Earlier on Tuesday, Kosovo’s security forces paraded in Pristina as part of the independence ceremonies, and Parliament held a special session.
The war started in 1998 when the rebel Kosovo Liberation Army launched its struggle for independence and Serbia responded with a brutal crackdown. The war ended after NATO bombed Serbia for 78 days in 1999, eventually forcing it to pull out its troops from the territory.
Serbia still does not recognize the 2008 declaration of independence of Kosovo and this has been a source of persistent tension in the volatile Balkan region. As both Kosovo and Serbia seek European Union membership, they have been told they must normalize ties before joining.
Prosecutors at the Kosovo Specialist Chambers in The Hague — which formally is part of Kosovo’s judicial system although seated abroad — have asked for a maximum 45-year prison sentence for Thaci and the other defendants. Thaci also faces a separate trial on charges of intimidating witnesses that will begin later this month.
Officials and protesters in Kosovo have criticized the proceedings as political and designed to strike a false balance with Serbia whose political and military leaders previously had been tried and convicted of war crimes in Kosovo by a separate UN court.
Protesters at Tuesday’s march held banners reading “History cannot be rewritten” and “Freedom for the liberators.” They arranged metal fences around a landmark independence monument and placed a sign reading ”Kosovo in Prison” on top of it.
President Vjosa Osmani said in a statement that “truth cannot be changed by attempts to rewrite history or to tarnish and devalue the struggle of Kosovo’s people for freedom.”
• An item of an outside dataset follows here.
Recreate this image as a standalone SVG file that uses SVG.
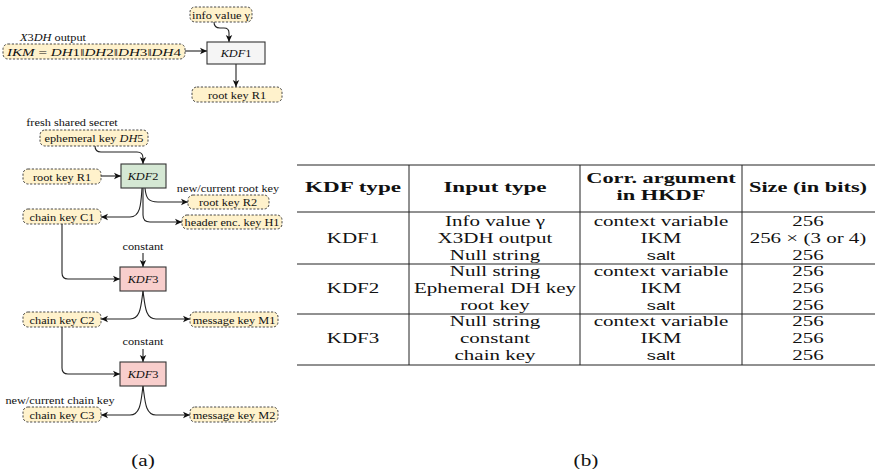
<svg xmlns="http://www.w3.org/2000/svg" width="875" height="469" viewBox="0 0 875 469">
<style>
.bg{fill:#ffffff}
.key{fill:#fff2cc;stroke:#333;stroke-width:0.9;stroke-dasharray:2.2 1.6}
.kdf{stroke:#333;stroke-width:1.1}
.k1{fill:#f5f5f5}
.k2{fill:#d5e8d4}
.k3{fill:#f8cecc}
.t{font-family:"Liberation Serif","Times New Roman",serif;font-size:11px;fill:#111;text-anchor:middle}
.tt{font-family:"Liberation Serif","Times New Roman",serif;font-size:14px;fill:#111;text-anchor:middle}
.th{font-family:"Liberation Serif","Times New Roman",serif;font-size:14px;font-weight:bold;fill:#111;text-anchor:middle}
.ss{font-family:"Liberation Sans",Arial,sans-serif;font-size:13px;fill:#111;text-anchor:middle}
.cap{font-family:"Liberation Serif","Times New Roman",serif;font-size:17px;fill:#111;text-anchor:middle}
.it{font-style:italic}
.c{fill:none;stroke:#222;stroke-width:1.1;marker-end:url(#ah)}
.rule{stroke:#222;stroke-width:1}
</style>
<defs>
<marker id="ah" markerUnits="userSpaceOnUse" markerWidth="8" markerHeight="8" refX="7" refY="4" orient="auto">
<path d="M0,0.8 L7,4 L0,7.2 L1.8,4 z" fill="#111"/>
</marker>
</defs>
<rect class="bg" x="0" y="0" width="875" height="469"/>

<g id="connectors">
<path class="c" d="M214,22 Q214,28 220,28 L224,28 Q229,28 229,33 L229,42"/>
<path class="c" d="M185,51 L207,51"/>
<path class="c" d="M236,64 L236,87"/>
<path class="c" d="M95,146 Q95,152 101,152 L137,152 Q143,152 143,158 L143,164"/>
<path class="c" d="M101,176 L121,176"/>
<path class="c" d="M142,188 C141,202 141,217 130,217 L101,217"/>
<path class="c" d="M143,188 L143,215 Q143,222 150,222 L182,222"/>
<path class="c" d="M145,188 C146,198 148,202 158,202 L188,202"/>
<path class="c" d="M62,224 L62,273 Q62,279 68,279 L120,279"/>
<path class="c" d="M143,253 L143,267"/>
<path class="c" d="M143,291 C141,305 141,319 130,319 L101,319"/>
<path class="c" d="M143,291 C145,305 145,319 156,319 L190,319"/>
<path class="c" d="M62,327 L62,368 Q62,374 68,374 L120,374"/>
<path class="c" d="M143,349 L143,362"/>
<path class="c" d="M143,386 C141,400 141,415 130,415 L101,415"/>
<path class="c" d="M143,386 C145,400 145,415 156,415 L190,415"/>
</g>

<g id="info">
<rect class="key" x="190" y="7" width="62" height="15" rx="5"/>
<text class="t" transform="translate(221,18.5) scale(1.12,1)">info value γ</text>
</g>
<g id="x3dh-label">
<text class="t" transform="translate(53,41) scale(1.12,1)"><tspan class="it">X</tspan>3<tspan class="it">DH</tspan> output</text>
</g>
<g id="ikm">
<rect class="key" x="3" y="44" width="182" height="15" rx="5"/>
<text class="t" x="94" y="55.5" textLength="174" lengthAdjust="spacingAndGlyphs"><tspan class="it">IKM</tspan> = <tspan class="it">DH</tspan>1‖<tspan class="it">DH</tspan>2‖<tspan class="it">DH</tspan>3‖<tspan class="it">DH</tspan>4</text>
</g>
<g id="kdf1">
<rect class="kdf k1" x="207" y="42" width="58" height="22"/>
<text class="t" transform="translate(236,57) scale(1.12,1)"><tspan class="it">KDF</tspan>1</text>
</g>
<g id="rootR1a">
<rect class="key" x="192" y="87" width="90" height="15" rx="5"/>
<text class="t" transform="translate(237,98.5) scale(1.12,1)">root key R1</text>
</g>

<g id="fresh-label">
<text class="t" transform="translate(72,126) scale(1.12,1)">fresh shared secret</text>
</g>
<g id="eph">
<rect class="key" x="40" y="130" width="108" height="16" rx="5"/>
<text class="t" transform="translate(94,142) scale(1.12,1)">ephemeral key <tspan class="it">DH</tspan>5</text>
</g>
<g id="rootR1b">
<rect class="key" x="23" y="169" width="78" height="15" rx="5"/>
<text class="t" transform="translate(62,180.5) scale(1.12,1)">root key R1</text>
</g>
<g id="kdf2">
<rect class="kdf k2" x="121" y="164" width="45" height="24"/>
<text class="t" transform="translate(143,180) scale(1.12,1)"><tspan class="it">KDF</tspan>2</text>
</g>
<g id="newroot-label">
<text class="t" transform="translate(228,192) scale(1.12,1)">new/current root key</text>
</g>
<g id="rootR2">
<rect class="key" x="188" y="195" width="81" height="14" rx="5"/>
<text class="t" transform="translate(228,206) scale(1.12,1)">root key R2</text>
</g>
<g id="chainC1">
<rect class="key" x="23" y="209" width="78" height="15" rx="5"/>
<text class="t" transform="translate(62,220.5) scale(1.12,1)">chain key C1</text>
</g>
<g id="headerH1">
<rect class="key" x="182" y="215" width="100" height="14" rx="5"/>
<text class="t" transform="translate(232,226) scale(1.12,1)">header enc. key H1</text>
</g>

<g id="const1">
<text class="t" transform="translate(143,250) scale(1.12,1)">constant</text>
</g>
<g id="kdf3a">
<rect class="kdf k3" x="120" y="267" width="46" height="24"/>
<text class="t" transform="translate(143,283) scale(1.12,1)"><tspan class="it">KDF</tspan>3</text>
</g>
<g id="chainC2">
<rect class="key" x="23" y="312" width="78" height="15" rx="5"/>
<text class="t" transform="translate(62,323.5) scale(1.12,1)">chain key C2</text>
</g>
<g id="msgM1">
<rect class="key" x="190" y="312" width="88" height="15" rx="5"/>
<text class="t" transform="translate(234,323.5) scale(1.12,1)">message key M1</text>
</g>

<g id="const2">
<text class="t" transform="translate(143,345) scale(1.12,1)">constant</text>
</g>
<g id="kdf3b">
<rect class="kdf k3" x="120" y="362" width="46" height="24"/>
<text class="t" transform="translate(143,378) scale(1.12,1)"><tspan class="it">KDF</tspan>3</text>
</g>
<g id="newchain-label">
<text class="t" transform="translate(60,404) scale(1.12,1)">new/current chain key</text>
</g>
<g id="chainC3">
<rect class="key" x="23" y="407" width="78" height="15" rx="5"/>
<text class="t" transform="translate(62,418.5) scale(1.12,1)">chain key C3</text>
</g>
<g id="msgM2">
<rect class="key" x="190" y="407" width="88" height="15" rx="5"/>
<text class="t" transform="translate(234,418.5) scale(1.12,1)">message key  M2</text>
</g>
<g id="cap-a">
<text class="cap" transform="translate(143,466) scale(1.25,1)">(a)</text>
</g>

<g id="table">
<line class="rule" x1="297" y1="165" x2="875" y2="165"/>
<line class="rule" x1="297" y1="212" x2="875" y2="212"/>
<line class="rule" x1="297" y1="264" x2="875" y2="264"/>
<line class="rule" x1="297" y1="314" x2="875" y2="314"/>
<line class="rule" x1="297" y1="365" x2="875" y2="365"/>
<line class="rule" x1="409" y1="165" x2="409" y2="365"/>
<line class="rule" x1="580" y1="165" x2="580" y2="365"/>
<line class="rule" x1="742" y1="165" x2="742" y2="365"/>

<text class="th" transform="translate(353,192) scale(1.65,1)">KDF type</text>
<text class="th" transform="translate(495,192) scale(1.65,1)">Input type</text>
<text class="th" transform="translate(661,183) scale(1.6,1)">Corr. argument</text>
<text class="th" transform="translate(661,200) scale(1.6,1)">in HKDF</text>
<text class="th" transform="translate(808,192) scale(1.6,1)">Size (in bits)</text>

<text class="tt" transform="translate(353,243) scale(1.5,1)">KDF1</text>
<text class="tt" transform="translate(495,226) scale(1.5,1)">Info value γ</text>
<text class="tt" transform="translate(495,243) scale(1.5,1)">X3DH output</text>
<text class="tt" transform="translate(495,260) scale(1.5,1)">Null string</text>
<text class="tt" transform="translate(661,226) scale(1.5,1)">context variable</text>
<text class="tt" transform="translate(661,243) scale(1.5,1)">IKM</text>
<text class="ss" transform="translate(661,260) scale(1.4,1)">salt</text>
<text class="tt" transform="translate(808,226) scale(1.5,1)">256</text>
<text class="tt" transform="translate(808,243) scale(1.5,1)">256 × (3 or 4)</text>
<text class="tt" transform="translate(808,260) scale(1.5,1)">256</text>

<text class="tt" transform="translate(353,293) scale(1.5,1)">KDF2</text>
<text class="tt" transform="translate(495,276) scale(1.5,1)">Null string</text>
<text class="tt" transform="translate(495,293) scale(1.5,1)">Ephemeral DH key</text>
<text class="tt" transform="translate(495,310) scale(1.5,1)">root key</text>
<text class="tt" transform="translate(661,276) scale(1.5,1)">context variable</text>
<text class="tt" transform="translate(661,293) scale(1.5,1)">IKM</text>
<text class="ss" transform="translate(661,310) scale(1.4,1)">salt</text>
<text class="tt" transform="translate(808,276) scale(1.5,1)">256</text>
<text class="tt" transform="translate(808,293) scale(1.5,1)">256</text>
<text class="tt" transform="translate(808,310) scale(1.5,1)">256</text>

<text class="tt" transform="translate(353,343) scale(1.5,1)">KDF3</text>
<text class="tt" transform="translate(495,326) scale(1.5,1)">Null string</text>
<text class="tt" transform="translate(495,343) scale(1.5,1)">constant</text>
<text class="tt" transform="translate(495,360) scale(1.5,1)">chain key</text>
<text class="tt" transform="translate(661,326) scale(1.5,1)">context variable</text>
<text class="tt" transform="translate(661,343) scale(1.5,1)">IKM</text>
<text class="ss" transform="translate(661,360) scale(1.4,1)">salt</text>
<text class="tt" transform="translate(808,326) scale(1.5,1)">256</text>
<text class="tt" transform="translate(808,343) scale(1.5,1)">256</text>
<text class="tt" transform="translate(808,360) scale(1.5,1)">256</text>
</g>
<g id="cap-b">
<text class="cap" transform="translate(586,466) scale(1.25,1)">(b)</text>
</g>
</svg>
Prime Minister Albin Kurti added that “the KLA-led war was pure, liberation (struggle) and an anti-colonial war ... a just struggle of an occupied and oppressed people under apartheid.”
In Belgrade, a Serbian government liaison office for Kosovo described the independence declaration 18 years ago as a “flagrant violation of international law.” The statement alleged “systematic terror” and persecution against minority Serbs in Kosovo.
The United States and most EU countries are among more than 100 nations that have recognized Kosovo’s independence while Russia and China have backed Serbia’s claim on the territory.
Thaci resigned from office in 2020 to defend himself against the 10 charges of crimes against humanity and war crimes.
The court and an associated prosecutor’s office were created after a 2011 report by the Council of Europe, a human rights body, following allegations that KLA fighters trafficked human organs taken from prisoners and killed Serbs and fellow ethnic Albanians. The organ harvesting allegations haven’t been included in indictments issued by the court.